EDIT: What about Brisk? It's based on Cassandra instead of HBase, but it seems to be made exactly for what I'm describing (hybrid clusters). Has anyone worked with it before? Is it mature?
Your approach has a few problems... even in rack aware mode, if you have more than a few racks I don't see how you can be guaranteed your nodes will be replicated on those nodes. If you lose one of your "live" nodes, then you will be under-replicated for a while and won't have access to that data.
HBase is greedy in terms of resources and I've found it doesn't play well with others (in terms of memory and CPU) in high load situations. You mention, too, that heavy analytics can impact live performance, which is also true.
In my cluster, we use Hadoop quite a bit to preprocess data for ingest into HBase. We do things like enrichment, filtering out records we don't want, transforming, summarization, etc. If you are thinking you want to do something like this, I suggest sending your data to HDFS on your Hadoop cluster first, then offloading it to your HBase cluster.

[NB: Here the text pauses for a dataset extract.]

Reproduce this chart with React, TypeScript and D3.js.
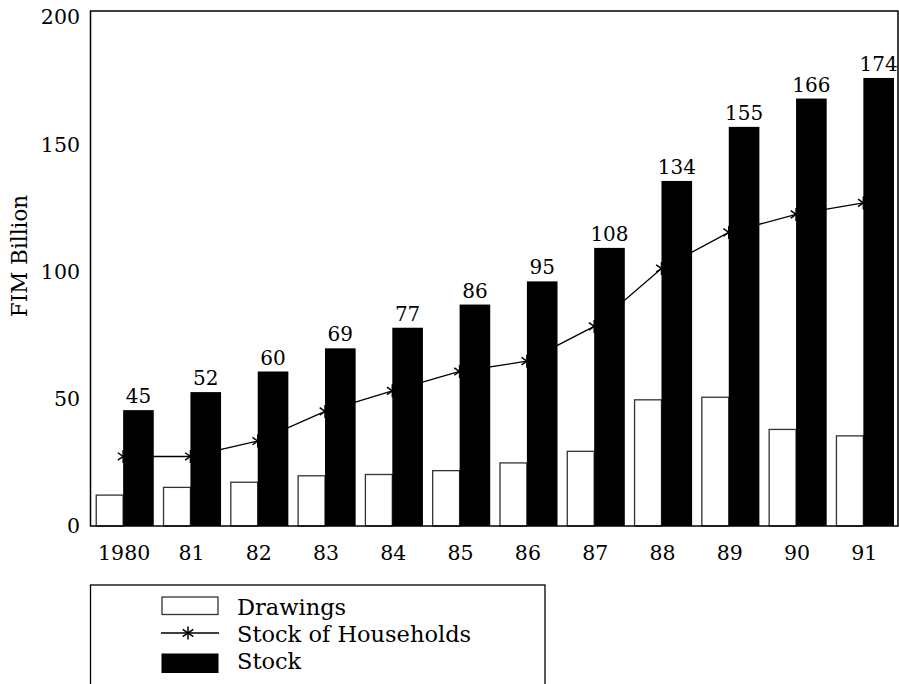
import React from "react";
import * as d3 from "d3";

const years = ["1980", "81", "82", "83", "84", "85", "86", "87", "88", "89", "90", "91"];
const drawings = [12, 15, 17, 19.5, 20, 21.5, 24.5, 29, 49, 50, 37.5, 35];
const households = [27, 27, 33, 44.5, 52.5, 60, 64, 77.5, 100, 114, 121, 125.5];
const stock = [45, 52, 60, 69, 77, 86, 95, 108, 134, 155, 166, 174];
const yTicks = [0, 50, 100, 150, 200];
const legendLabels = ["Drawings", "Stock of Households", "Stock"];

const FONT = "DejaVu Serif, Liberation Serif, serif";

function Asterisk({ cx, cy, r }: { cx: number; cy: number; r: number }) {
  const angles = [90, 35, 145];
  return (
    <g stroke="#000" strokeWidth={1.5}>
      {angles.map((a) => {
        const rad = (a * Math.PI) / 180;
        const dx = Math.cos(rad) * r;
        const dy = Math.sin(rad) * r;
        return <line key={a} x1={cx - dx} y1={cy - dy} x2={cx + dx} y2={cy + dy} />;
      })}
    </g>
  );
}

export default function App() {
  const W = 899;
  const H = 684;
  const left = 90.5;
  const right = 898;
  const top = 11;
  const bottom = 526;

  const x = d3.scaleBand<string>().domain(years).range([left, right]);
  const y = d3.scaleLinear().domain([0, 200]).range([bottom, top]);
  const bw = x.bandwidth();
  const cx = (d: string) => (x(d) as number) + bw / 2 - 1;
  const wW = bw * 0.4;
  const bW = bw * 0.455;

  const line = d3
    .line<number>()
    .x((_, i) => cx(years[i]))
    .y((v) => y(v));

  return (
    <svg width={W} height={H} style={{ position: "absolute", left: 0, top: 0, background: "#fff", fontFamily: FONT }}>
      <path d={line(households) || ""} fill="none" stroke="#000" strokeWidth={1.3} />
      {households.map((v, i) => (
        <Asterisk key={i} cx={cx(years[i])} cy={y(v)} r={6.5} />
      ))}
      {drawings.map((v, i) => (
        <rect
          key={"w" + i}
          x={cx(years[i]) - wW}
          y={y(v)}
          width={wW}
          height={bottom - y(v)}
          fill="#fff"
          stroke="#333"
          strokeWidth={1.3}
        />
      ))}
      {stock.map((v, i) => (
        <rect key={"b" + i} x={cx(years[i])} y={y(v)} width={bW} height={bottom - y(v)} fill="#000" />
      ))}
      {stock.map((v, i) => (
        <text key={"t" + i} x={cx(years[i]) + bW / 2} y={y(v) - 7} textAnchor="middle" fontSize={20} fill="#000">
          {v}
        </text>
      ))}
      <rect x={left} y={top} width={right - left} height={bottom - top} fill="none" stroke="#000" strokeWidth={1.5} />
      {yTicks.map((t) => (
        <text key={t} x={80} y={y(t) + (6 * t) / 200} dy="0.36em" textAnchor="end" fontSize={20.5} fill="#000">
          {t}
        </text>
      ))}
      {years.map((d) => (
        <text key={d} x={(x(d) as number) + bw / 2} y={560} textAnchor="middle" fontSize={20.5} fill="#000">
          {d}
        </text>
      ))}
      <text transform={`translate(27,256) rotate(-90)`} textAnchor="middle" fontSize={21.5} fill="#000">
        FIM Billion
      </text>
      <rect x={90.5} y={585} width={454.5} height={200} fill="none" stroke="#000" strokeWidth={1.3} />
      <rect x={162} y={597} width={56} height={17.5} fill="#fff" stroke="#333" strokeWidth={1.3} />
      <line x1={161} y1={633} x2={219} y2={633} stroke="#000" strokeWidth={1.3} />
      <Asterisk cx={188} cy={633} r={6.5} />
      <rect x={161.5} y={653.5} width={57} height={19.5} fill="#000" />
      {legendLabels.map((l, i) => (
        <text key={l} x={237} y={615 + i * 27} fontSize={22.5} fill="#000">
          {l}
        </text>
      ))}
    </svg>
  );
}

There is nothing stopping you from having your HBase cluster and Hadoop cluster on the same network backplane. I suggest instead of having hybrid nodes, just dedicate some nodes to your Hadoop cluster and some nodes to your Hbase cluster. The network transfer between the two will be quite snappy.
Just my personal experience so I'm not sure how much of it is relevant. I hope you find it useful and best of luck!

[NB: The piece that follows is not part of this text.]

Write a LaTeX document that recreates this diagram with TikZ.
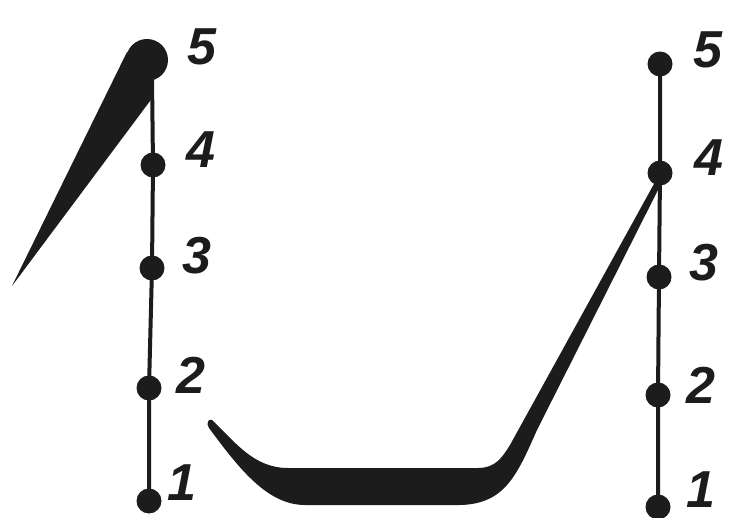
\documentclass[tikz,border=0pt]{standalone}
\usepackage{fontspec}
\setmainfont{Liberation Sans}
\definecolor{ink}{RGB}{28,28,28}
\begin{document}
\begin{tikzpicture}[x=1pt,y=-1pt,
  dot/.style={circle,fill=ink,inner sep=0pt,minimum size=25pt},
  blob/.style={circle,fill=ink,inner sep=0pt,minimum size=42pt},
  lbl/.style={font=\fontsize{52}{52}\selectfont\bfseries\itshape,inner sep=0pt,text=ink},
  stem/.style={draw=ink,line width=4pt}]
\useasboundingbox[fill=white] (0,0) rectangle (731,518);
% left column
\node[blob] (a5) at (147,60) {};
\coordinate (a5s) at (152,78);
\node[dot] (a4) at (153,165) {};
\node[dot] (a3) at (152,268) {};
\node[dot] (a2) at (149,388) {};
\node[dot] (a1) at (149,501) {};
\draw[stem] (a5s) -- (a4.center) -- (a3.center) -- (a2.center) -- (a1.center);
\fill[ink] (12,286) -- (127,52) -- (a5.center) -- (153,97) -- cycle;
% right column
\node[dot] (b5) at (660,64) {};
\node[dot] (b4) at (660,173) {};
\node[dot] (b3) at (659,277) {};
\node[dot] (b2) at (658,395) {};
\node[dot] (b1) at (658,507) {};
\draw[stem] (b5.center) -- (b4.center) -- (b3.center) -- (b2.center) -- (b1.center);
% bottom brush stroke
\fill[ink] (212,420) .. controls (236,443) and (254,468) .. (288,468)
  -- (478,468) .. controls (495,468) and (502,458) .. (510,445)
  -- (b4.center) -- (662,182)
  -- (537,430) .. controls (517,475) and (505,504) .. (460,505)
  -- (305,505) .. controls (268,505) and (240,470) .. (209,428)
  .. controls (206,424) and (208,418) .. (212,420) -- cycle;
% labels
\node[lbl] (la5) at (202,47) {5};
\node[lbl] (la4) at (201,150) {4};
\node[lbl] (la3) at (197,256) {3};
\node[lbl] (la2) at (191,375) {2};
\node[lbl] (la1) at (182,483) {1};
\node[lbl] (lb5) at (708,50) {5};
\node[lbl] (lb4) at (709,158) {4};
\node[lbl] (lb3) at (704,263) {3};
\node[lbl] (lb2) at (701,385) {2};
\node[lbl] (lb1) at (701,490) {1};
\end{tikzpicture}
\end{document}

I think this kind of solution might have sense, since MR is mostly CPU intensive and HBASE is a memory hungry beast. What we do need - is to properly arrange resource management. I think it is possible in the following way:
a) CPU. We can define maximum number of MR mappers/reducers per slot and assuming that each mapper is single threaded we can limit CPU consumption of the MR. The rest will go to HBASE.
b) Memory.We can limit memory for mappers and reducers and the rest give to HBASE.
c) I think we can not properly manage HDFS bandwidth sharing, but I do not think it should be a problem for HBASE -since for it disk operations are not on the critical path.